***** RAW DATA *****

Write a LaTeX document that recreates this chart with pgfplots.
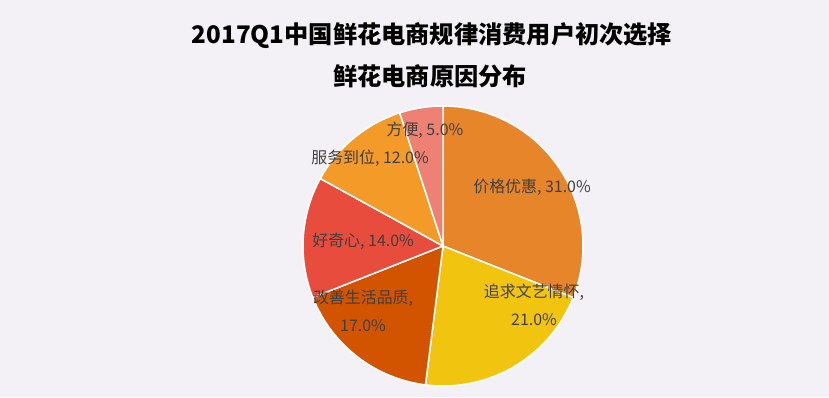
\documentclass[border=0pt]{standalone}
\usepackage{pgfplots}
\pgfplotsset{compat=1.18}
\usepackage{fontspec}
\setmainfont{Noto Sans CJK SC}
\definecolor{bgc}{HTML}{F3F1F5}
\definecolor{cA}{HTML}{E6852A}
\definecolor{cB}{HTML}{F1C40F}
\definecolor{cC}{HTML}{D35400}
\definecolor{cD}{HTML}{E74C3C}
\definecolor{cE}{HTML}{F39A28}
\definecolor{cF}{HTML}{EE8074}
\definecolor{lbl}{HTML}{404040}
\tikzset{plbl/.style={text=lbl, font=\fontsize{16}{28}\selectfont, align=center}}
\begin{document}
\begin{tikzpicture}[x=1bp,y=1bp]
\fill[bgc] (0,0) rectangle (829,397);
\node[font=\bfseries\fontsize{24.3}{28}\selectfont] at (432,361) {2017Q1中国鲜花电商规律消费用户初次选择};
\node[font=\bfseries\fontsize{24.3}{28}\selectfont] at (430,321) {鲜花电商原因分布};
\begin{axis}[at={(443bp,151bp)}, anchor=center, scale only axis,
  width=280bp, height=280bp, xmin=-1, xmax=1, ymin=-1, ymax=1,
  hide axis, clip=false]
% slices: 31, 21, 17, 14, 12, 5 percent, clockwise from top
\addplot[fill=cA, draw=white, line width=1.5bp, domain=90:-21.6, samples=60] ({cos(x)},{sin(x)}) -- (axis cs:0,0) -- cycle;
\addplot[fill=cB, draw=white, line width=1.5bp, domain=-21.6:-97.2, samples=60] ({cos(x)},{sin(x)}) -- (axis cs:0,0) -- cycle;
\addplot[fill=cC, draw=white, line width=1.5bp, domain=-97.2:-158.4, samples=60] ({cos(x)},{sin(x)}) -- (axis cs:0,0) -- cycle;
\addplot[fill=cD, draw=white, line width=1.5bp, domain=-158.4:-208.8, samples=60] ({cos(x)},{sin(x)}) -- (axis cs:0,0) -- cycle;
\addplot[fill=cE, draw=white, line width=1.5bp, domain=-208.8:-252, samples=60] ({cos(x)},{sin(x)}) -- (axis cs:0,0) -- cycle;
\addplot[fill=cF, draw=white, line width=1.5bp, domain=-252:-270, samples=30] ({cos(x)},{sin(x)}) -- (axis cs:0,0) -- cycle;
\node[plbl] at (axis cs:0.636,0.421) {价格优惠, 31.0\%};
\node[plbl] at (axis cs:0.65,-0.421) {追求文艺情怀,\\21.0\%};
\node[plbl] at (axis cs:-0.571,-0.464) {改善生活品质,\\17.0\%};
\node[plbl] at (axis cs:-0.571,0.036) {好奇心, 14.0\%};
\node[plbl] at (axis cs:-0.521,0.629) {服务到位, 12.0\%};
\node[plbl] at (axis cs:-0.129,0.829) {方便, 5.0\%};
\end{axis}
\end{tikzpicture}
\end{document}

*****

■ WHAT IS EXPECTED
Repeat the data exactly, excluding the pictures.

■ SOLUTION TO THE EXERCISE
Write a LaTeX document that recreates this chart with pgfplots.
\documentclass[border=0pt]{standalone}
\usepackage{pgfplots}
\pgfplotsset{compat=1.18}
\usepackage{fontspec}
\setmainfont{Noto Sans CJK SC}
\definecolor{bgc}{HTML}{F3F1F5}
\definecolor{cA}{HTML}{E6852A}
\definecolor{cB}{HTML}{F1C40F}
\definecolor{cC}{HTML}{D35400}
\definecolor{cD}{HTML}{E74C3C}
\definecolor{cE}{HTML}{F39A28}
\definecolor{cF}{HTML}{EE8074}
\definecolor{lbl}{HTML}{404040}
\tikzset{plbl/.style={text=lbl, font=\fontsize{16}{28}\selectfont, align=center}}
\begin{document}
\begin{tikzpicture}[x=1bp,y=1bp]
\fill[bgc] (0,0) rectangle (829,397);
\node[font=\bfseries\fontsize{24.3}{28}\selectfont] at (432,361) {2017Q1中国鲜花电商规律消费用户初次选择};
\node[font=\bfseries\fontsize{24.3}{28}\selectfont] at (430,321) {鲜花电商原因分布};
\begin{axis}[at={(443bp,151bp)}, anchor=center, scale only axis,
  width=280bp, height=280bp, xmin=-1, xmax=1, ymin=-1, ymax=1,
  hide axis, clip=false]
% slices: 31, 21, 17, 14, 12, 5 percent, clockwise from top
\addplot[fill=cA, draw=white, line width=1.5bp, domain=90:-21.6, samples=60] ({cos(x)},{sin(x)}) -- (axis cs:0,0) -- cycle;
\addplot[fill=cB, draw=white, line width=1.5bp, domain=-21.6:-97.2, samples=60] ({cos(x)},{sin(x)}) -- (axis cs:0,0) -- cycle;
\addplot[fill=cC, draw=white, line width=1.5bp, domain=-97.2:-158.4, samples=60] ({cos(x)},{sin(x)}) -- (axis cs:0,0) -- cycle;
\addplot[fill=cD, draw=white, line width=1.5bp, domain=-158.4:-208.8, samples=60] ({cos(x)},{sin(x)}) -- (axis cs:0,0) -- cycle;
\addplot[fill=cE, draw=white, line width=1.5bp, domain=-208.8:-252, samples=60] ({cos(x)},{sin(x)}) -- (axis cs:0,0) -- cycle;
\addplot[fill=cF, draw=white, line width=1.5bp, domain=-252:-270, samples=30] ({cos(x)},{sin(x)}) -- (axis cs:0,0) -- cycle;
\node[plbl] at (axis cs:0.636,0.421) {价格优惠, 31.0\%};
\node[plbl] at (axis cs:0.65,-0.421) {追求文艺情怀,\\21.0\%};
\node[plbl] at (axis cs:-0.571,-0.464) {改善生活品质,\\17.0\%};
\node[plbl] at (axis cs:-0.571,0.036) {好奇心, 14.0\%};
\node[plbl] at (axis cs:-0.521,0.629) {服务到位, 12.0\%};
\node[plbl] at (axis cs:-0.129,0.829) {方便, 5.0\%};
\end{axis}
\end{tikzpicture}
\end{document}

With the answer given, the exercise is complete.